### [Brief]
Take the listing from its first line through the line that contains "-3.95, -4.25, -5.53];" and please retype those lines exactly, leaving out the pictures.

### [Supplied information]
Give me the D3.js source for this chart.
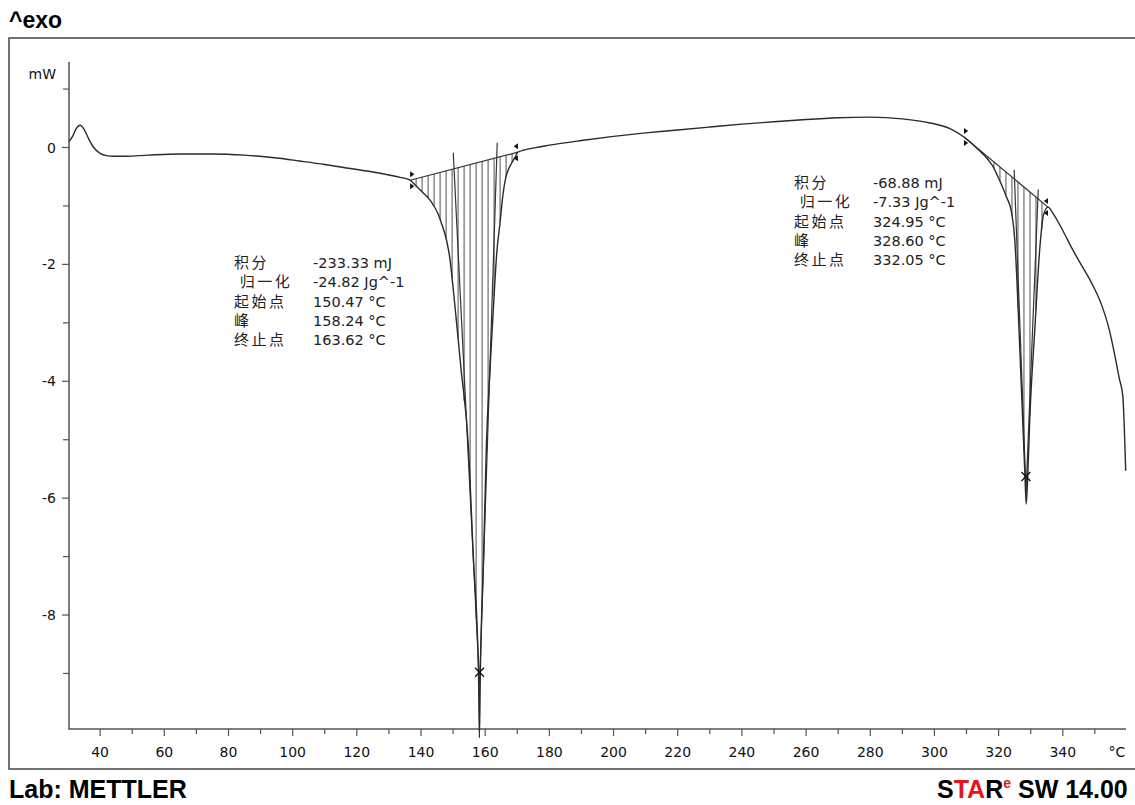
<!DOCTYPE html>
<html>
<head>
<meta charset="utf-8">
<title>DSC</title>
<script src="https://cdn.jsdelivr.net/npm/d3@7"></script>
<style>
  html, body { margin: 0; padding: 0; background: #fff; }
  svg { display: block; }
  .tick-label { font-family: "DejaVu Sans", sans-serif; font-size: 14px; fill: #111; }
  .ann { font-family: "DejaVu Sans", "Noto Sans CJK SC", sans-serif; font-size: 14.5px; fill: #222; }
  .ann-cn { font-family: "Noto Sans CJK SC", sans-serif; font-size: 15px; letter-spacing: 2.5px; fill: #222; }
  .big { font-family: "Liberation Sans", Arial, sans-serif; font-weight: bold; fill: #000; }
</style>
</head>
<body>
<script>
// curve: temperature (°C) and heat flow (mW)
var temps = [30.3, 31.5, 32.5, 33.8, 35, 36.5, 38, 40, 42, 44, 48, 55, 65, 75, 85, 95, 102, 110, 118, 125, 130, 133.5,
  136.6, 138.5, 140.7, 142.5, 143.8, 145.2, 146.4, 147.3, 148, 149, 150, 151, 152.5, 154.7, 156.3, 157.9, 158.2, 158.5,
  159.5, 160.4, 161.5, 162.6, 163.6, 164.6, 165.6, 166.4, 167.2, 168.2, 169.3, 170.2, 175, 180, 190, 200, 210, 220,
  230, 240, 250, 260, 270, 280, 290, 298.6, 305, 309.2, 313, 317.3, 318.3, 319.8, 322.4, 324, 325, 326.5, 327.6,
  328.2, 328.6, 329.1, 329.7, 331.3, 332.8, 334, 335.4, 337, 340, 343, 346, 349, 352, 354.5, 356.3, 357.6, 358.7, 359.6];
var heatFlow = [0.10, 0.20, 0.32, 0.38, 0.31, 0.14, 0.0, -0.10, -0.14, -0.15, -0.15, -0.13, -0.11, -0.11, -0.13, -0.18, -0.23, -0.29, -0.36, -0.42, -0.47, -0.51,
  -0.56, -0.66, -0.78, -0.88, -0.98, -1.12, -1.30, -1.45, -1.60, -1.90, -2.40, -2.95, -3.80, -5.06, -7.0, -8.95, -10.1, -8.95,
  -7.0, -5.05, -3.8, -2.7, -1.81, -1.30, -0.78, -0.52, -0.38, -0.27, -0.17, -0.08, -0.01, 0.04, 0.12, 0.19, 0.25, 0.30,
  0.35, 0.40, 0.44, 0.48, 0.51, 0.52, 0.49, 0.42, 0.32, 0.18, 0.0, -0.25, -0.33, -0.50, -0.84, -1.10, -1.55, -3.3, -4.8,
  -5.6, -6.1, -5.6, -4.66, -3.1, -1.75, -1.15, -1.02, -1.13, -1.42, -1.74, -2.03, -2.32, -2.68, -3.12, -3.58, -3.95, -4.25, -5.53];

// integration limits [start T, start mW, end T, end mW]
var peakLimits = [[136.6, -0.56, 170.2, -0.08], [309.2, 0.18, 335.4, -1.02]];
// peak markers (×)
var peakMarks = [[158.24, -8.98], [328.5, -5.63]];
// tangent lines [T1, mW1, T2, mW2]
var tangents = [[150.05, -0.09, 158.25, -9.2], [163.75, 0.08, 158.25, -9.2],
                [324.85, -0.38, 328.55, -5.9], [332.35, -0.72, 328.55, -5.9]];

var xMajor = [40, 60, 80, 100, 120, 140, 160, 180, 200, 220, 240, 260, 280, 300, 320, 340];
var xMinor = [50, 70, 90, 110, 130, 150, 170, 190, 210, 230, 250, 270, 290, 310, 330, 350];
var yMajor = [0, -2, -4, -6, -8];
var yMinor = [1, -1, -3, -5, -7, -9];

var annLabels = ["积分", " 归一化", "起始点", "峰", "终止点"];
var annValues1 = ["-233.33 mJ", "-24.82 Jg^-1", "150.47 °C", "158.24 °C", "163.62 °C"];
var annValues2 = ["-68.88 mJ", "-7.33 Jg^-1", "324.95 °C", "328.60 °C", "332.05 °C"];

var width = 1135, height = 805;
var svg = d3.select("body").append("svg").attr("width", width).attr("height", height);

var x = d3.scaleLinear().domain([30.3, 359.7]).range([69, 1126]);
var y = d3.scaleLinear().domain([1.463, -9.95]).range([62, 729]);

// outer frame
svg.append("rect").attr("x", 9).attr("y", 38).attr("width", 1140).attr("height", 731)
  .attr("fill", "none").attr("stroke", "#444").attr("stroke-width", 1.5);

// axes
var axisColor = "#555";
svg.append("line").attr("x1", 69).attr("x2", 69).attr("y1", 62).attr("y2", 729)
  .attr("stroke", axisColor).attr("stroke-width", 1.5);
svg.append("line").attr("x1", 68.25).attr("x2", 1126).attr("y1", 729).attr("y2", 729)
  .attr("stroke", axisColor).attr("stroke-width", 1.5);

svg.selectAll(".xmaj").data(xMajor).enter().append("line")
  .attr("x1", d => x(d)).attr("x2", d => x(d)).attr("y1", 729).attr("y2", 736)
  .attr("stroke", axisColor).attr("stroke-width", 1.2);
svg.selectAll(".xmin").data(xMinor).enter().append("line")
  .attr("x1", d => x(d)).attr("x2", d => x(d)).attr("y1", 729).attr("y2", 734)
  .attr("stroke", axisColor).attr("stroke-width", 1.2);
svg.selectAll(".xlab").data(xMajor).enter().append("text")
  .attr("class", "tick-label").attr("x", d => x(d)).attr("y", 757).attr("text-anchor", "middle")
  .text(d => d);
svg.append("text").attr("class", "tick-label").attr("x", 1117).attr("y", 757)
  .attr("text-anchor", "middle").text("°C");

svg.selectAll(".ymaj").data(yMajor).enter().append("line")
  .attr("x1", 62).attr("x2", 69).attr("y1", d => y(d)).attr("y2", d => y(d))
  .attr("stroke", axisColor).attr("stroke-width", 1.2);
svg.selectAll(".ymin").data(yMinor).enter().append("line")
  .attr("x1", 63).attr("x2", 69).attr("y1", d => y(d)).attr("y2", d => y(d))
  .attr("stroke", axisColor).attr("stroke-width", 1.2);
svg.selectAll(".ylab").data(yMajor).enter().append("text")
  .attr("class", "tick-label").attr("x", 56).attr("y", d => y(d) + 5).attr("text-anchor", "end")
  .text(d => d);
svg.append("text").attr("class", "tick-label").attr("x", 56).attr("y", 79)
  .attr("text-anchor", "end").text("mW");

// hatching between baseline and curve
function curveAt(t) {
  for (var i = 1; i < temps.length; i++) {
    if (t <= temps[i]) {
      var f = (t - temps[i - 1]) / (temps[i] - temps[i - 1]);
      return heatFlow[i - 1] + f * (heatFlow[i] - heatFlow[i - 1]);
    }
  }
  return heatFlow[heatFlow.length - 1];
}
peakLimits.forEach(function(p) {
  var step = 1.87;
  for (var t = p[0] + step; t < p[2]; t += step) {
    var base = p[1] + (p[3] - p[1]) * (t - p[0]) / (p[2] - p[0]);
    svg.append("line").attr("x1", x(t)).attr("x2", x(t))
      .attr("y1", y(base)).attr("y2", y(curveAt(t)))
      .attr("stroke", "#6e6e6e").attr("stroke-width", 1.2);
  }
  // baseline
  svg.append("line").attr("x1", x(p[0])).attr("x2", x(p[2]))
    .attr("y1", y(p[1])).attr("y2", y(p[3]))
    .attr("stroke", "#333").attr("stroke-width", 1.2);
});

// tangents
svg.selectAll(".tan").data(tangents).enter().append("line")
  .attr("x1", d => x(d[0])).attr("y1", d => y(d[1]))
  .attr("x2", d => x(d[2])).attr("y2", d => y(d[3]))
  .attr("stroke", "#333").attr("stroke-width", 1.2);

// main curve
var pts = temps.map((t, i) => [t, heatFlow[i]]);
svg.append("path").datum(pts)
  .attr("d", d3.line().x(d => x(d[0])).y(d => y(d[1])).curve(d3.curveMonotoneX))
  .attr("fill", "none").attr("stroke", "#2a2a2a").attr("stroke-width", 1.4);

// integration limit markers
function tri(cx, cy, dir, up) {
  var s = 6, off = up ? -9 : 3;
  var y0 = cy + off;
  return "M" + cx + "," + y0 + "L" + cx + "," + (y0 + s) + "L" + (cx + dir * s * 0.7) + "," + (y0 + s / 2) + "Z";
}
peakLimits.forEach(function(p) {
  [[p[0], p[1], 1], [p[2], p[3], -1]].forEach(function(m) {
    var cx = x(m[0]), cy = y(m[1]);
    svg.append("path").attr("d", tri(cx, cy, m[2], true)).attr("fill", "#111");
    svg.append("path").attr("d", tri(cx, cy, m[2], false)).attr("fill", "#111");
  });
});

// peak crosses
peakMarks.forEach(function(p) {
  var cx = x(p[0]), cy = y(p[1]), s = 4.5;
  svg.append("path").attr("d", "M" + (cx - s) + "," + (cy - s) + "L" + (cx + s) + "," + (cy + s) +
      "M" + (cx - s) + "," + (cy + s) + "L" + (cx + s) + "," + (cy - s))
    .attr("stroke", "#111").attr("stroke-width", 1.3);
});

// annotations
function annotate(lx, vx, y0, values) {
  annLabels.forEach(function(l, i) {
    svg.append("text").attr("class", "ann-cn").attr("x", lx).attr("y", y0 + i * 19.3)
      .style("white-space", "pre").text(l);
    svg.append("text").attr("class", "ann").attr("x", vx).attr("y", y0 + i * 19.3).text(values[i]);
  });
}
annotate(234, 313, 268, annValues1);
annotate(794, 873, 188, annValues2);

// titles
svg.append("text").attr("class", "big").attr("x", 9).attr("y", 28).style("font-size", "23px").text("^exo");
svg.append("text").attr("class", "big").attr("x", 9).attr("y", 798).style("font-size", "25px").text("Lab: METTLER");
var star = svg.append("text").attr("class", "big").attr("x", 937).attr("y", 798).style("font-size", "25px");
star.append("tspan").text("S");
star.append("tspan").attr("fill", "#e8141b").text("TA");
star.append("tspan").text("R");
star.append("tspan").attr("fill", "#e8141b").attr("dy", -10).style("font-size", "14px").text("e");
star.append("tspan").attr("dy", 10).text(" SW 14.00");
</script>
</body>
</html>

### [Solution]
Give me the D3.js source for this chart.
<!DOCTYPE html>
<html>
<head>
<meta charset="utf-8">
<title>DSC</title>
<script src="https://cdn.jsdelivr.net/npm/d3@7"></script>
<style>
  html, body { margin: 0; padding: 0; background: #fff; }
  svg { display: block; }
  .tick-label { font-family: "DejaVu Sans", sans-serif; font-size: 14px; fill: #111; }
  .ann { font-family: "DejaVu Sans", "Noto Sans CJK SC", sans-serif; font-size: 14.5px; fill: #222; }
  .ann-cn { font-family: "Noto Sans CJK SC", sans-serif; font-size: 15px; letter-spacing: 2.5px; fill: #222; }
  .big { font-family: "Liberation Sans", Arial, sans-serif; font-weight: bold; fill: #000; }
</style>
</head>
<body>
<script>
// curve: temperature (°C) and heat flow (mW)
var temps = [30.3, 31.5, 32.5, 33.8, 35, 36.5, 38, 40, 42, 44, 48, 55, 65, 75, 85, 95, 102, 110, 118, 125, 130, 133.5,
  136.6, 138.5, 140.7, 142.5, 143.8, 145.2, 146.4, 147.3, 148, 149, 150, 151, 152.5, 154.7, 156.3, 157.9, 158.2, 158.5,
  159.5, 160.4, 161.5, 162.6, 163.6, 164.6, 165.6, 166.4, 167.2, 168.2, 169.3, 170.2, 175, 180, 190, 200, 210, 220,
  230, 240, 250, 260, 270, 280, 290, 298.6, 305, 309.2, 313, 317.3, 318.3, 319.8, 322.4, 324, 325, 326.5, 327.6,
  328.2, 328.6, 329.1, 329.7, 331.3, 332.8, 334, 335.4, 337, 340, 343, 346, 349, 352, 354.5, 356.3, 357.6, 358.7, 359.6];
var heatFlow = [0.10, 0.20, 0.32, 0.38, 0.31, 0.14, 0.0, -0.10, -0.14, -0.15, -0.15, -0.13, -0.11, -0.11, -0.13, -0.18, -0.23, -0.29, -0.36, -0.42, -0.47, -0.51,
  -0.56, -0.66, -0.78, -0.88, -0.98, -1.12, -1.30, -1.45, -1.60, -1.90, -2.40, -2.95, -3.80, -5.06, -7.0, -8.95, -10.1, -8.95,
  -7.0, -5.05, -3.8, -2.7, -1.81, -1.30, -0.78, -0.52, -0.38, -0.27, -0.17, -0.08, -0.01, 0.04, 0.12, 0.19, 0.25, 0.30,
  0.35, 0.40, 0.44, 0.48, 0.51, 0.52, 0.49, 0.42, 0.32, 0.18, 0.0, -0.25, -0.33, -0.50, -0.84, -1.10, -1.55, -3.3, -4.8,
  -5.6, -6.1, -5.6, -4.66, -3.1, -1.75, -1.15, -1.02, -1.13, -1.42, -1.74, -2.03, -2.32, -2.68, -3.12, -3.58, -3.95, -4.25, -5.53];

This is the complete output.